Tokyo — Asian stocks rose modestly on Tuesday, gaining a firmer footing after a week of heavy losses, although increasing tension between Saudi Arabia and the West has fanned geopolitical concerns and capped gains.
MSCI’s broadest index of Asia-Pacific shares outside Japan nudged up 0.25%, crawling away from a 19-month trough touched on Thursday.
Japan’s Nikkei bounced 0.6% following a decline of nearly 2% the previous day.
The disappearance in Turkey in early October of a Saudi journalist critical of Riyadh has provoked an international outcry against the oil-rich kingdom, which has rattled its financial markets.
US President Donald Trump has sent secretary of state Mike Pompeo to Saudi Arabia over the case, potentially straining the relationship between the strategic allies.
“The focus of the markets has turned to the Middle East due to the Saudi incident. And with US stocks still struggling, other equity markets will have a difficult time bouncing convincingly,” said Masahiro Ichikawa, senior strategist at Sumitomo Mitsui Asset Management in Tokyo.
“The US has been the epicentre of the recent market tumult, with Wall Street shares being hit by higher treasury yields. US shares will have to find their feet first.”
Saudi Arabia’s riyal currency retreated overnight to 3.7525 to the dollar — its weakest in two years.
Wall Street shares were dragged down overnight by a retreat in technology shares amid lingering worry over high US bond yields.
The Dow has lost 4.5% so far in October, pulled away from record peaks, as long-term treasury yields soared to their highest level since 2011. Higher yields are seen eroding the allure of equities.
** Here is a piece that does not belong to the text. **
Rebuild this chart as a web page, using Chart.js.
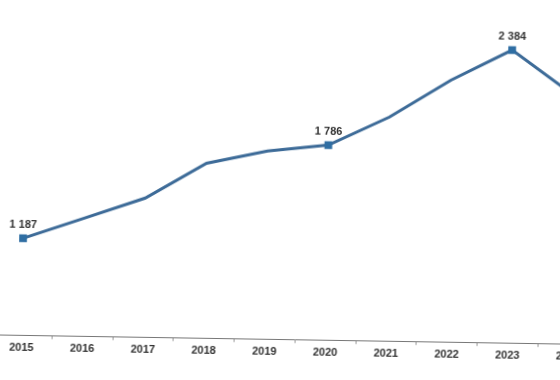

Hong Kong’s Hang Seng added 0.15% and the Shanghai Composite Index was last up 0.1%.
Data on Tuesday showed China’s factory-gate inflation cooled for a third consecutive month in September amid ebbing domestic demand, pointing to more pressure on the world’s second-biggest economy as it remains locked in an intensifying trade war with the US.
Perceived safe havens such as the Japanese yen and Swiss franc have found support following the hit riskier assets have taken.
The dollar traded at ¥111.95, not far from a one-month low of ¥111.625 brushed overnight.
Against the dollar, the Swiss currency stood at Sf0.9882 after advancing 0.5% the previous day.
The euro was little changed at $1.1574, after rising 0.2% the previous day.
Sterling was at $1.3145, having bounced from a one-week low of $1.3080 plumbed on Monday amid a stalemate over the post-Brexit status of Britain’s land border with Ireland.
Currency market focus was on the US treasury’s semi-annual currency report due later in the day, with investors waiting to see Washington’s view on China after media reports last week that the department has not labelled Beijing a currency manipulator.
“It is clear that China does not meet the criteria of currency manipulator based on the current assessment, as the country’s current account surplus as a percent of GDP has fallen below 3%,” wrote strategists at OCBC Bank.
China’s yuan was a shade weaker at 6.924 to the dollar in onshore trading.
In commodities, tension between the US, the world’s top oil consumer, and Saudi Arabia, one of the biggest producers, pushed up crude prices on concerns about supply.
Brent crude futures rose 0.3% to $81.00 a barrel, stretching gains from Monday.
Safe-haven gold was at $1,225.51/oz, in striking distance of a near three-month high of $1,233.26 scaled on Monday.